Other items that may be unwanted include abandoned soaps which can end up in rivers and streams and change the quality or pH of the water bodies in the area, affecting the feeding and breeding patterns of aquatic life. If the distributed hygiene items are inappropriate, it is likely that any messaging about the management, return, re-use, repurposing, and disposal of those items will be ineffective. This may lead to increased pollution associated with menstrual hygiene items, toilet paper, or similar.
Understand how communities use and perceive hygiene items and provide effective communication regarding their delivery, use, recycling/re-use.
Take time to learn about and understand target population hygiene practices related to sanitation and their impact on the environment.
Hygiene promotion messages should be based on a good understanding of the affected population’s current hygiene needs and behaviors and of their knowledge, attitudes, and practices related to environmental resources and waste.
Hygiene promotion messages should be developed to address unsustainable and sustainable behaviors in order to protect and sustainably manage available resources for hygiene use. For example, determine the minimum amount of water to use per type of action and strongly suggest using those amounts. In addition, the messages should consider the delivery of culturally acceptable hygiene items to minimise waste from unused goods.
Informational campaigns should be a complementary activity to ensure the WASH infrastructure is properly used and maintained, assisting in reducing potential environmental impacts.
Users should be informed about water availability, sustainability, and appropriate usage, conservation, and storage practices, and campaigns should be monitored to ensure effectiveness.
Systems for regulating water usage reduce the likelihood of irresponsible individual behavior and water wastage. Local community structures can enforce water usage regulations. Alternatively, pricing schemes also influence behavior whilst subsidizing operational and maintenance costs.

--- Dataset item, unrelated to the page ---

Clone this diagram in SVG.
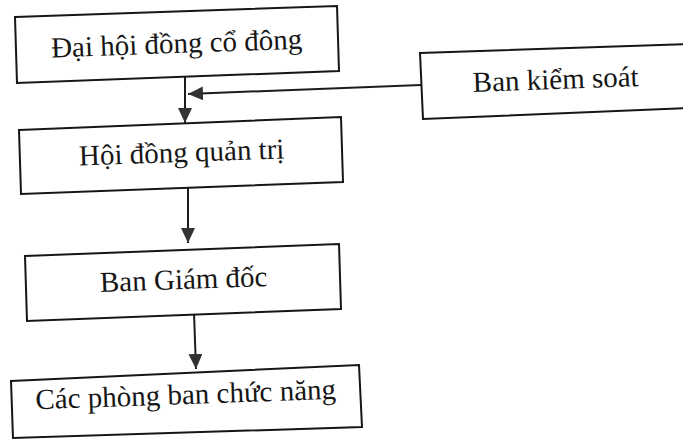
<svg xmlns="http://www.w3.org/2000/svg" width="683" height="442" viewBox="0 0 683 442">
  <style>
    .box { fill: #ffffff; stroke: #161616; stroke-width: 2; stroke-linejoin: miter; }
    .label { font-family: "Liberation Serif", "Times New Roman", serif; font-size: 29px; fill: #161616; text-anchor: middle; }
    .edge { fill: none; stroke: #1c1c1c; stroke-width: 2; }
  </style>
  <defs>
    <marker id="arrow" markerUnits="userSpaceOnUse" markerWidth="16" markerHeight="14" refX="15" refY="7" orient="auto">
      <path d="M0,0 L15,7 L0,14 Z" fill="#333333"/>
    </marker>
  </defs>
  <rect width="683" height="442" fill="#ffffff"/>

  <g id="connectors">
    <line class="edge" x1="185" y1="76" x2="185" y2="123" marker-end="url(#arrow)"/>
    <line class="edge" x1="421" y1="85" x2="188" y2="94" marker-end="url(#arrow)"/>
    <line class="edge" x1="188" y1="184" x2="188" y2="243" marker-end="url(#arrow)"/>
    <line class="edge" x1="194" y1="313" x2="196" y2="369" marker-end="url(#arrow)"/>
  </g>

  <g id="dai-hoi-dong-co-dong">
    <polygon class="box" points="15,17 337,6 339,71 17,83"/>
    <text class="label" x="177" y="53" transform="rotate(-2 177 53)">Đại hội đồng cổ đông</text>
  </g>

  <g id="ban-kiem-soat">
    <polygon class="box" points="420,53 690,44 690,108 423,119"/>
    <text class="label" x="556" y="89" transform="rotate(-2 556 89)">Ban kiểm soát</text>
  </g>

  <g id="hoi-dong-quan-tri">
    <polygon class="box" points="19,130 341,117 343,182 21,194"/>
    <text class="label" x="182" y="162" transform="rotate(-2 182 162)">Hội đồng quản trị</text>
  </g>

  <g id="ban-giam-doc">
    <polygon class="box" points="25,256 339,244 341,309 27,321"/>
    <text class="label" x="184" y="289" transform="rotate(-2 184 289)">Ban Giám đốc</text>
  </g>

  <g id="cac-phong-ban-chuc-nang">
    <polygon class="box" points="11,381 359,365 362,427 13,438"/>
    <text class="label" x="186" y="404" transform="rotate(-2 186 404)">Các phòng ban chức năng</text>
  </g>
</svg>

Adapting hygiene kits based on community preferences can have positive environmental impacts. For example, when Myanmar Red Cross consulted communities on preferences for hygiene items, communities stated that they would prefer to receive metal buckets and fabric dishcloths rather than plastic and paper so that they could be reused. The organisation spoke to donors and received approval to replace the plastic buckets and paper towels with more durable items. This resulted in less plastic and paper waste, and more durable items for affected communities.
KAP survey performed with questions on preferred type and use of hygiene items and preferred sanitation practices compared to most feasible/sustainable environmental best practices.
Prevention of environmental damage
No additional costs, just additional time to understand hygiene practices and preferences and incorporate environmental sustainability into their sourcing, distribution, and education about how to sustainably use them.